Balmes: I’ve done research all over the world with regard to air pollution and have been in India, for example, and in cities in Africa where there is often a lot of biomass smoke from cooking on solid fuels outdoors. We do know a lot about chronic exposure to PM2.5. And there are all sorts of health effects related to that exposure. The Global Burden of Disease, which comes out every couple of years, has listed PM2.5 as the most important environmental risk factor for death and disability worldwide. And in places like India, it’s a huge component of disease burden.

In terms of wildfire smoke, we just don’t have those kinds of chronic-exposure studies, because the community hasn’t been exposed chronically before. In general, that’s not entirely true there. There was an air inversion in Northern California over the Yurok Reservation. They had bad air for, like, a month. And the CDC actually used that to study whether masks and air purifiers helped with regard to respiratory symptoms.

And that study showed that if people stayed indoors, they did better. It also showed that the HEPA air purifiers worked. What they found, somewhat surprisingly, was wearing a respirator like an N95—I think they weren’t officially N95s then—but wearing a respirator didn’t actually protect you.

Wells: What?

Balmes: Their feeling was that people went outdoors thinking they could spend as much time as they wanted … That was the hand-waving answer to why that might have occurred. We do know that N95s protect people from wildfire smoke. Unfortunately, cloth masks don’t. Cloth masks, which we’re wearing to protect others from the wearer transmitting the virus, work for that. But they don’t protect against inhaling fine particles, because those 2.5-microns-size particles go right through the weave of a cloth mask.

A surgical mask is better. That will get you about 20 to 30 percent reduction in wildfire smoke, PM2.5. But an N95 will get 95 percent reduction if it fits you properly. And even if you haven’t been properly fitted, it probably will give you 80 percent reduction or so. The trouble is, N95s aren’t necessarily available to the general public now, because of their reservation for health-care workers and other first responders. But a type of N95 that is available is an N95 with an exhalation valve, which is actually more comfortable to wear.

Wells: Right, so I have one of those, but I’ve been wearing that. And then a cloth mask over it for COVID-19.

Balmes: Perfect. You’re great. That’s the way you should do it.

Wells: But it’s not comfortable! [Laughs.]

Balmes: [Laughs.] I didn’t say it was comfortable. But it protects you and it protects others.

Wells: I want to protect everyone and also be comfortable at the same time. But it doesn’t seem like that’s going to be the case.

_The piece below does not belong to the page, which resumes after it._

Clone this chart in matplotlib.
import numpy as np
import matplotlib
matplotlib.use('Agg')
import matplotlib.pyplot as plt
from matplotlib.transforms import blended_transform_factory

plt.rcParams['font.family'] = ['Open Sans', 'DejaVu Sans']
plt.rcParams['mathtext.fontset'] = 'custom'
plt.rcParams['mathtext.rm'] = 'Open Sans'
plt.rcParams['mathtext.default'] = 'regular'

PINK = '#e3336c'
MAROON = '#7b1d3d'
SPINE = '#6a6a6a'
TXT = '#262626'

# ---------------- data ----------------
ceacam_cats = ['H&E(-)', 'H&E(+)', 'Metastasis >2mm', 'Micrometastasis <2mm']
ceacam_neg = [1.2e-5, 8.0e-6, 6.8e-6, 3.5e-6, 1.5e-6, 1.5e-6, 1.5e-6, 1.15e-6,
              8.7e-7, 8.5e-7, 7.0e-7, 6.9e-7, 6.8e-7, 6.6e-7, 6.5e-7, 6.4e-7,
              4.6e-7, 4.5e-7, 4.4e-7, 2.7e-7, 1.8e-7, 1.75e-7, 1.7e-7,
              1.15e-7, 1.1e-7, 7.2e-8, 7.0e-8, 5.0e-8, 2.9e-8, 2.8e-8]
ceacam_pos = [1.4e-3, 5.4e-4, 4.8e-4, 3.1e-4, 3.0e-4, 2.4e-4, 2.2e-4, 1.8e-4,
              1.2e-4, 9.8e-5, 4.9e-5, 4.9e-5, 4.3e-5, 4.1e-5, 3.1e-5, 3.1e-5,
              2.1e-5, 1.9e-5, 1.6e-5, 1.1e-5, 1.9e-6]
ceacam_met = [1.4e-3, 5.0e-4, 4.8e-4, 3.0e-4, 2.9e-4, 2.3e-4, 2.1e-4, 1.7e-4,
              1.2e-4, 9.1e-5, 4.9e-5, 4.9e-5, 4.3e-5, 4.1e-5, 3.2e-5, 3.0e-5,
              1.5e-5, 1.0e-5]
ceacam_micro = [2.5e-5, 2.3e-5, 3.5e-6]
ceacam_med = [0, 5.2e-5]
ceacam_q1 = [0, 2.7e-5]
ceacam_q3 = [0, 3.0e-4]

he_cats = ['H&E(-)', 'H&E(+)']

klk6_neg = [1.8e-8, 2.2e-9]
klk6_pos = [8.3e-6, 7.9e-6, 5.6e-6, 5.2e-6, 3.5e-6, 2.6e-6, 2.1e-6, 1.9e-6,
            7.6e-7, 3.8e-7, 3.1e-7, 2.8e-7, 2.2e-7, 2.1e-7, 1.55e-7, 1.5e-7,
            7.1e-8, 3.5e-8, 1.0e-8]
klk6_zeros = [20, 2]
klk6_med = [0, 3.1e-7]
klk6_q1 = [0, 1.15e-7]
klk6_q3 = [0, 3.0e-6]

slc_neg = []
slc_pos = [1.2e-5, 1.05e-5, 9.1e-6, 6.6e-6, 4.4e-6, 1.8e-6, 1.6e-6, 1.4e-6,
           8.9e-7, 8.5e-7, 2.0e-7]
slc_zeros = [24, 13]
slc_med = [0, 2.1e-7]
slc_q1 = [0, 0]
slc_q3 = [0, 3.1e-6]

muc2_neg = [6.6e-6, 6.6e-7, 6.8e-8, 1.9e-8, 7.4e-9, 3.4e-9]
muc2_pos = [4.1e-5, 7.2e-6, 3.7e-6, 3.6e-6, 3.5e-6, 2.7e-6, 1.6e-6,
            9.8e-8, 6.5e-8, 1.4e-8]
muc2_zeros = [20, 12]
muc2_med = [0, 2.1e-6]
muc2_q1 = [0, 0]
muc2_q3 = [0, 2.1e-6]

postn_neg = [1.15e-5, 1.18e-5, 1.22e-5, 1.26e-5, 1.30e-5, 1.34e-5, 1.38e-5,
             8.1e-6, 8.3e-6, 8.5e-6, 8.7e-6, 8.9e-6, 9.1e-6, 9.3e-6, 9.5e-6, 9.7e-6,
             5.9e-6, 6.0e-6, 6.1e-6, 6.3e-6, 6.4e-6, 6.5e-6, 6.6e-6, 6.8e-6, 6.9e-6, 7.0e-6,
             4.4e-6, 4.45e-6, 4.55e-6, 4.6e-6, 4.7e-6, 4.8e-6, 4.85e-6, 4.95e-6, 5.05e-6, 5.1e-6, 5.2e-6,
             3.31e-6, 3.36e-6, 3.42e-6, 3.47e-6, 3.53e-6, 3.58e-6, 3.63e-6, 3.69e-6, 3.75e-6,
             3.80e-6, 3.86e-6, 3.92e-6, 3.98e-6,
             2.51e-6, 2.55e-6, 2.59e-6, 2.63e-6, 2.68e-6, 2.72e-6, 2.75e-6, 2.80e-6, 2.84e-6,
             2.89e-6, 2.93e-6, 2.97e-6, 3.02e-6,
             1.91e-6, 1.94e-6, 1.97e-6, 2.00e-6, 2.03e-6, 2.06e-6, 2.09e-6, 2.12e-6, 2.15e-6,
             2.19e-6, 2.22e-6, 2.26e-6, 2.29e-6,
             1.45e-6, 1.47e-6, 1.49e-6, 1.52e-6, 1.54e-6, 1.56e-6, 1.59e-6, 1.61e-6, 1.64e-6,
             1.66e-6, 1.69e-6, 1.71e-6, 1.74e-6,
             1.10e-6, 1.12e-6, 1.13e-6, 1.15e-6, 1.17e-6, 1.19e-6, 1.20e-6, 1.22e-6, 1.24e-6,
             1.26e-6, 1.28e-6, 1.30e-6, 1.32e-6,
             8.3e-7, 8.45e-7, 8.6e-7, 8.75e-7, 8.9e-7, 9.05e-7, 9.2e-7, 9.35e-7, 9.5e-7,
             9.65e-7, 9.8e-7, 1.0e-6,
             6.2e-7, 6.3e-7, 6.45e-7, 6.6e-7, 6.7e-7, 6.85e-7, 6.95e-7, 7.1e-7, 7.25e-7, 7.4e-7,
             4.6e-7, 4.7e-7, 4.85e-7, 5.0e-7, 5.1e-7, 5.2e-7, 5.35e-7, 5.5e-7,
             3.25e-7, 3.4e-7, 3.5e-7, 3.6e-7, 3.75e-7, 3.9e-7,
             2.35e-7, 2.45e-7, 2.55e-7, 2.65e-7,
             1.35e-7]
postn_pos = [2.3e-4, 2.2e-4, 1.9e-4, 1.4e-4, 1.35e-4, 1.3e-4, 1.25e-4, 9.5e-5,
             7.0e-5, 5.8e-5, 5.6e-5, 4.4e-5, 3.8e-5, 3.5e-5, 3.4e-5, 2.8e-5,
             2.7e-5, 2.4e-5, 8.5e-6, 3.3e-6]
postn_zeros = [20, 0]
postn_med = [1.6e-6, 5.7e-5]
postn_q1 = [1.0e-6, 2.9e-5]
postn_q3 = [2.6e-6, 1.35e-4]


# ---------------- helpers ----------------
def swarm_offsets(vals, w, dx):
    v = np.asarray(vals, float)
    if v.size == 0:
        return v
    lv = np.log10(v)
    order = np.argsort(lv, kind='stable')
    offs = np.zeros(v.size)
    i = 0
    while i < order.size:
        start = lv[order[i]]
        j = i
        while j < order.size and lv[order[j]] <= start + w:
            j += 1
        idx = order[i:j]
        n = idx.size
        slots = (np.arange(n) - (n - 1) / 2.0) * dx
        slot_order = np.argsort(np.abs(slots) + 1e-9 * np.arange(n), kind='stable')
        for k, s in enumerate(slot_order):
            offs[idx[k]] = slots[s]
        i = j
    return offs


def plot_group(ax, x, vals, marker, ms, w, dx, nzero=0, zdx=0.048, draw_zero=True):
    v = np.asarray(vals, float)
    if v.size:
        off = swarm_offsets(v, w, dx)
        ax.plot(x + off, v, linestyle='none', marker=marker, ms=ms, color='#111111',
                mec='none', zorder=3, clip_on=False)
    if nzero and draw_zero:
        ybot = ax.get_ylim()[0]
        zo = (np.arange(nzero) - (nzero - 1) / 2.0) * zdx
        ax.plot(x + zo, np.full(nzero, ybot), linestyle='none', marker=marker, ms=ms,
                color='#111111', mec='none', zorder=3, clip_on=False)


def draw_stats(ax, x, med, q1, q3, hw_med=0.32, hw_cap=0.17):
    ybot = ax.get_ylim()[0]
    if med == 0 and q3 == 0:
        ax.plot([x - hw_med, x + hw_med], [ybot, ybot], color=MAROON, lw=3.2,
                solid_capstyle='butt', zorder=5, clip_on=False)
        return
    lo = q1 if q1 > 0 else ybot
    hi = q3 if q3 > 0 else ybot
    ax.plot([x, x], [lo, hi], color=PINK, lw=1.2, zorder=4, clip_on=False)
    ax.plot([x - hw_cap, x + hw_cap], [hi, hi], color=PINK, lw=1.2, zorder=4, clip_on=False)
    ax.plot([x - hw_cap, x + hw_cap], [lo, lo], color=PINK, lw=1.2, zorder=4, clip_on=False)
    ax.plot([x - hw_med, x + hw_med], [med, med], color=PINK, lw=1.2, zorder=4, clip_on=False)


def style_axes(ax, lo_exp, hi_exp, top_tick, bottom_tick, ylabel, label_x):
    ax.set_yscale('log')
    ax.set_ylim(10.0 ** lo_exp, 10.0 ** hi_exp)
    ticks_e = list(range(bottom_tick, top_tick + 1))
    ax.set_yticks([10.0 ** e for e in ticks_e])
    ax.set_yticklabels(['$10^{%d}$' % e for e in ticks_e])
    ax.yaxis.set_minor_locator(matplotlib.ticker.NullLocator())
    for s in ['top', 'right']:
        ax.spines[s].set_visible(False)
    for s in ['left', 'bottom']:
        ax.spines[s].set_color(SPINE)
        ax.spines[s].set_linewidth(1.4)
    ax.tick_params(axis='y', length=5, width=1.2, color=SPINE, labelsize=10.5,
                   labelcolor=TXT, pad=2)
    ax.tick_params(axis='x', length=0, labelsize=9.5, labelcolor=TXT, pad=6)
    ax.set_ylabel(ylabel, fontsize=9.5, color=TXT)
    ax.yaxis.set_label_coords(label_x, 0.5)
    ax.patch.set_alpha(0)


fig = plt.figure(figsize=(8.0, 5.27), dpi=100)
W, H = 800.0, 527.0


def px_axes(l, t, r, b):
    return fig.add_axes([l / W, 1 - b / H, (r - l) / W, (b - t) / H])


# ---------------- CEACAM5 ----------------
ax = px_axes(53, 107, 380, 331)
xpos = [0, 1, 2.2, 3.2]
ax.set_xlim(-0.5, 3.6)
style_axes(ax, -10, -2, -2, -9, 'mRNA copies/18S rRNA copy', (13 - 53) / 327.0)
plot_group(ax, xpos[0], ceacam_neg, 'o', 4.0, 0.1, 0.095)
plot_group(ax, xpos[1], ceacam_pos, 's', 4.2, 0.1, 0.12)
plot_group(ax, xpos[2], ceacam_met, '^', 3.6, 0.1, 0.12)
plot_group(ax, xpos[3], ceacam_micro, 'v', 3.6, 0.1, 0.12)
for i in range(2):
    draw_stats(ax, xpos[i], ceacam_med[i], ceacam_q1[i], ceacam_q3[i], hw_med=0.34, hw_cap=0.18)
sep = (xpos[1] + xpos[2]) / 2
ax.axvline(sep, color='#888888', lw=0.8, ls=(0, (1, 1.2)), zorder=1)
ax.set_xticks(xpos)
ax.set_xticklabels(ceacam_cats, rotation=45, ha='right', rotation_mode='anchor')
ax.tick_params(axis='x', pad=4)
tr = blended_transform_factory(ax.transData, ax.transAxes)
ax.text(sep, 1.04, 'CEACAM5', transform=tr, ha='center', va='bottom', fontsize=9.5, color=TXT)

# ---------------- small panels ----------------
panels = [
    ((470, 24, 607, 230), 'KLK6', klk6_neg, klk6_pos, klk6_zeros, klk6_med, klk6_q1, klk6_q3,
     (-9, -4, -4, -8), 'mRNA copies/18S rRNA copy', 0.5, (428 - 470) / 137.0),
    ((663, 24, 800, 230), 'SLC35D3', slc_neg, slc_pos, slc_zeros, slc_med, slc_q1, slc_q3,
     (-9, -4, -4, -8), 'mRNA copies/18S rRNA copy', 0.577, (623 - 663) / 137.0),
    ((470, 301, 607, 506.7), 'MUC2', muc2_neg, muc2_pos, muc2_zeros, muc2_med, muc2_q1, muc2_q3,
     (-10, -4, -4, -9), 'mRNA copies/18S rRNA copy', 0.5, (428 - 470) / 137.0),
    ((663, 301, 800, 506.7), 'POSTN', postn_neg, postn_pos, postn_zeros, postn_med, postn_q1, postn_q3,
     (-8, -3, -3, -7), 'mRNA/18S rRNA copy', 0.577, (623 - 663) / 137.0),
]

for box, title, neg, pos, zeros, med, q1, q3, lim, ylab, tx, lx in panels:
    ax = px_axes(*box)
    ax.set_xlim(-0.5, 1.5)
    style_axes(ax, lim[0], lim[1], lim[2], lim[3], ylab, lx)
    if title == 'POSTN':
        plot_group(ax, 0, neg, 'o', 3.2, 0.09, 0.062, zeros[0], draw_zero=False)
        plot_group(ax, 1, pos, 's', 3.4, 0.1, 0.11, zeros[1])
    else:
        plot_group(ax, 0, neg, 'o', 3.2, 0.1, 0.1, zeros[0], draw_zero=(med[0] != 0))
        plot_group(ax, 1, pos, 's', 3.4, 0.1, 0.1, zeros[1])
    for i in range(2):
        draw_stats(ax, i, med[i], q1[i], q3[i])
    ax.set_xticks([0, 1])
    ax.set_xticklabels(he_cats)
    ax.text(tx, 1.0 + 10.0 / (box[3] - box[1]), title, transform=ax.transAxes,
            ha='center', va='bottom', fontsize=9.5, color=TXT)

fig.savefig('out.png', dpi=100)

Balmes: I can tell you that if you’re just walking, you don’t have to worry about infecting others with an N95 with an exhalation valve.

Wells: Oh, really?

Balmes: You have to breathe hard enough to open the valve. If you’re exercising—if you’re jogging or cycling—that will open the valve. If you’re just walking, it won’t. As a matter of fact, we’re trying to get the CDC to not be so strict about the use of N95s with exhalation valves for the public. I’m totally fine with health-care workers not using them, but, you know, there’s a grocery store that won’t let me in unless I put masking tape on or wear another mask over it.

Wells: With an N95 with masking tape over the mouth and an orange sky, you’re painting a vivid picture. So just to sum up: What do we need to know about air quality and COVID-19?

Balmes: We think that there is an increased risk of COVID-19 with poor air quality, and that includes poor air quality due to wildfire smoke, and so people should try to reduce their exposure as much as possible. And the best thing to do is to stay indoors with the windows closed and portable air cleaners in any room that they want to spend a lot of time in.